A study shows an enormous gap in the income between Cambridge residents with the highest income and those with the lowest.

To help close that gap, even just slightly, the city is expanding its universal income program. While Cambridge RISE currently sends out $500 monthly payments to 130 of the city’s lowest-income residents, the goal is to send out these payments to all families under the poverty limit.

Mayor Sumbul Siddiqui announced the expansion during her State of the City address last month.

“This is the exact type of initiative that makes us all proud of Cambridge: a unique, forward-thinking anti-poverty program that will hopefully serve as an example to cities everywhere,” the mayor said during her speech. “While there are now cities around the country that are piloting direct cash assistance programs, this will be the first of such programs that is able to provide the assistance to every family that is eligible.”


Siddiqui said the expanded program will be paid for with $22 million from the American Rescue Plan.

The program should be able to send payments to roughly 2,000 people each month, according to Jaquelina Dabo, project director for RISE. The goal is to launch it sometime next year.

“With this $500, there’s no strings attached,” Dabo told Boston.com in a recent interview. She said some programs have a job requirement or have other stipulations. As part of the Mayors For A Guaranteed Income, there aren’t any requirements.

Residents who receive the money have been using it on a variety of things.

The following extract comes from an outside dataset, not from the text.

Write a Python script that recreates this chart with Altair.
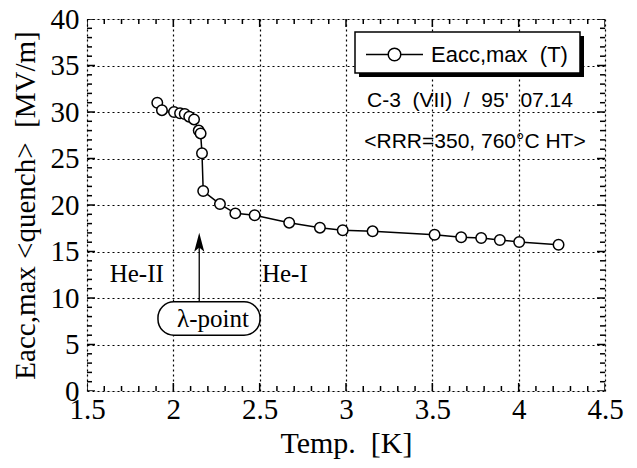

“Many are using it to pay back loans,” Dabo said. “Many expressed having some breathing room month to month.”

Others are using it to buy things for their children, like sports equipment. Some have used the money on car repairs or to fix up their apartments. Some are able to save some of the money month to month.

“Individuals know best what to do with their money,” Dabo said. While some may be concerned that the money could go to things like alcohol, that hasn’t been the case, she added. “That’s not what we’re seeing. … They know best how to use their money. That’s why guaranteed income is so important.”

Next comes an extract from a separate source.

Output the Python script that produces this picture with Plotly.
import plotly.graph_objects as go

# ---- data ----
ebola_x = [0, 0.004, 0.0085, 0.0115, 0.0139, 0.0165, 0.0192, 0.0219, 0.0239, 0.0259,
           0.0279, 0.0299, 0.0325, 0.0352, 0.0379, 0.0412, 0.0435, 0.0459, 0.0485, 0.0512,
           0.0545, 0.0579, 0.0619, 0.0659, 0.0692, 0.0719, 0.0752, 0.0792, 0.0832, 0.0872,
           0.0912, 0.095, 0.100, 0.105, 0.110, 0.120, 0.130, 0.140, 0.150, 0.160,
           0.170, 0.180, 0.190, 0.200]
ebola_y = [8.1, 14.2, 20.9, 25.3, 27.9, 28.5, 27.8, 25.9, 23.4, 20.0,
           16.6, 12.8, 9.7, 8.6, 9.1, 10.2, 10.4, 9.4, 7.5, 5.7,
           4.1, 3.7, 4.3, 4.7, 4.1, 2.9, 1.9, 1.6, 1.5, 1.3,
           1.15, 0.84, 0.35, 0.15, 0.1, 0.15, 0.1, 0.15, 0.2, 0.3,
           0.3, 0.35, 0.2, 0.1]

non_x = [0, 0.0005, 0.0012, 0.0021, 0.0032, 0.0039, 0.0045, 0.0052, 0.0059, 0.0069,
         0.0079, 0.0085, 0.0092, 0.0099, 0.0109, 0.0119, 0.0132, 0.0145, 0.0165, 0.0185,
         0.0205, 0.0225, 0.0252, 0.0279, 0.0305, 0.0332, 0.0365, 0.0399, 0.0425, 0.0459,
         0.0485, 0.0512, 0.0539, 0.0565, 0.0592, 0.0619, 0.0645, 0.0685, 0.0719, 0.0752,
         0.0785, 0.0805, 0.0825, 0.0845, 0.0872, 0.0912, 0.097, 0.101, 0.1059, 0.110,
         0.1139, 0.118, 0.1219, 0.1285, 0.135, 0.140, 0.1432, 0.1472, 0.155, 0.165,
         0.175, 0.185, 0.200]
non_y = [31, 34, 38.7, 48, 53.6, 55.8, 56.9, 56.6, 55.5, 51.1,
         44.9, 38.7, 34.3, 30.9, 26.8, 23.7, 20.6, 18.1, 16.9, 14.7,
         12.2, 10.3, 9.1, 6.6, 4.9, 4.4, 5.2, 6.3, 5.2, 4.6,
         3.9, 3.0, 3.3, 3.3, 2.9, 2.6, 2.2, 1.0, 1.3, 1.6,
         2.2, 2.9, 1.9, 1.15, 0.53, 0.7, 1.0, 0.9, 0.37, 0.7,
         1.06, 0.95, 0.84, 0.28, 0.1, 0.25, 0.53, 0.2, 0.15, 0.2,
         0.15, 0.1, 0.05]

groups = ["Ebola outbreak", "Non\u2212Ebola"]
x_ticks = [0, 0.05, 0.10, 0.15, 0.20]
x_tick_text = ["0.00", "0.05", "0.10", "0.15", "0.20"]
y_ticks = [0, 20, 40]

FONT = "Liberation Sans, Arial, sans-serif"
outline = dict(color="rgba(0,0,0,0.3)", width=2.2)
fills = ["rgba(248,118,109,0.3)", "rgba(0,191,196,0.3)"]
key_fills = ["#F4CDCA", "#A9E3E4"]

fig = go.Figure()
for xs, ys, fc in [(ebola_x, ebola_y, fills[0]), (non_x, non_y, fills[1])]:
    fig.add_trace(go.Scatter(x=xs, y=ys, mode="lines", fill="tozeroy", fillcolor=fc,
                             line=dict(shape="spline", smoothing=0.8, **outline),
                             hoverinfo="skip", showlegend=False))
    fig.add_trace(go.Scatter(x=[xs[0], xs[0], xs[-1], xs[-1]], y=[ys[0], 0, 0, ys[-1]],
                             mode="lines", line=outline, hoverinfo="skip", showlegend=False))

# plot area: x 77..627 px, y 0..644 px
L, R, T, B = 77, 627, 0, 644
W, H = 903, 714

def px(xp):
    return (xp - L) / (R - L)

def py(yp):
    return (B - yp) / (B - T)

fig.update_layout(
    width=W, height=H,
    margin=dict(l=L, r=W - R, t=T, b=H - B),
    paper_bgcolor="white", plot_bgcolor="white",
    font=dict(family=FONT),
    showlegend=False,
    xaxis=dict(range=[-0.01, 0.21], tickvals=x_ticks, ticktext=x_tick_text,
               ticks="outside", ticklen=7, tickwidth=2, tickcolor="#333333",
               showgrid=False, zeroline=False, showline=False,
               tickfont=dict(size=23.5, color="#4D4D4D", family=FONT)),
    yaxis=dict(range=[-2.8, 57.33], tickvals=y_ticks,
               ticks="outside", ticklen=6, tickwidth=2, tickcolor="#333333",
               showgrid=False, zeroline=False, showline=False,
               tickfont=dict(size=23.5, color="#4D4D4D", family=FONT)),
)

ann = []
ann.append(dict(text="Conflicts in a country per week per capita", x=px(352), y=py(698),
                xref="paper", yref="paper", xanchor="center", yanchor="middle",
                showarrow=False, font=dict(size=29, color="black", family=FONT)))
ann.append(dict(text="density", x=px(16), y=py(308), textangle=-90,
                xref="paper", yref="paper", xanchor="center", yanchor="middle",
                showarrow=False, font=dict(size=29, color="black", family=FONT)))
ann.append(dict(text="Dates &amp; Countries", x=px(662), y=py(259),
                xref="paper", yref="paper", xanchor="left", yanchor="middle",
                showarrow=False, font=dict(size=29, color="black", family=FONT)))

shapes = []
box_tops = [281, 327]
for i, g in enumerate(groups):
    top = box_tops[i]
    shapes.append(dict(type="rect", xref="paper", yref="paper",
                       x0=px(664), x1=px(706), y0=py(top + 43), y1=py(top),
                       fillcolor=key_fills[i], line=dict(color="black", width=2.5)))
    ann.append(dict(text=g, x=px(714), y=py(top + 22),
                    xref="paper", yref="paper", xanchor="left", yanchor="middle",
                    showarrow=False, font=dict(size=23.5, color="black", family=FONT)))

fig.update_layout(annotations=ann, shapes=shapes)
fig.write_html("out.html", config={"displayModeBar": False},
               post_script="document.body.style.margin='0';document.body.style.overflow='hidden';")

The pilot program is set to run for the next 18 months, its website says.

In the study, “Equity & Innovation Cities, The Case of Cambridge,” written by the Cambridge Community Foundation, the wealthiest Cambridge residents are said to make $343,000 on average annually while the city’s lowest-income residents make just $13,000 per year. The median income is $95,404. Rent costs twice as much in Cambridge as the median for innovation cities. Rent costs more than in many other cities – the median is higher than in New York, Boston, Washington D.C., and Portland, Oregon, the study found.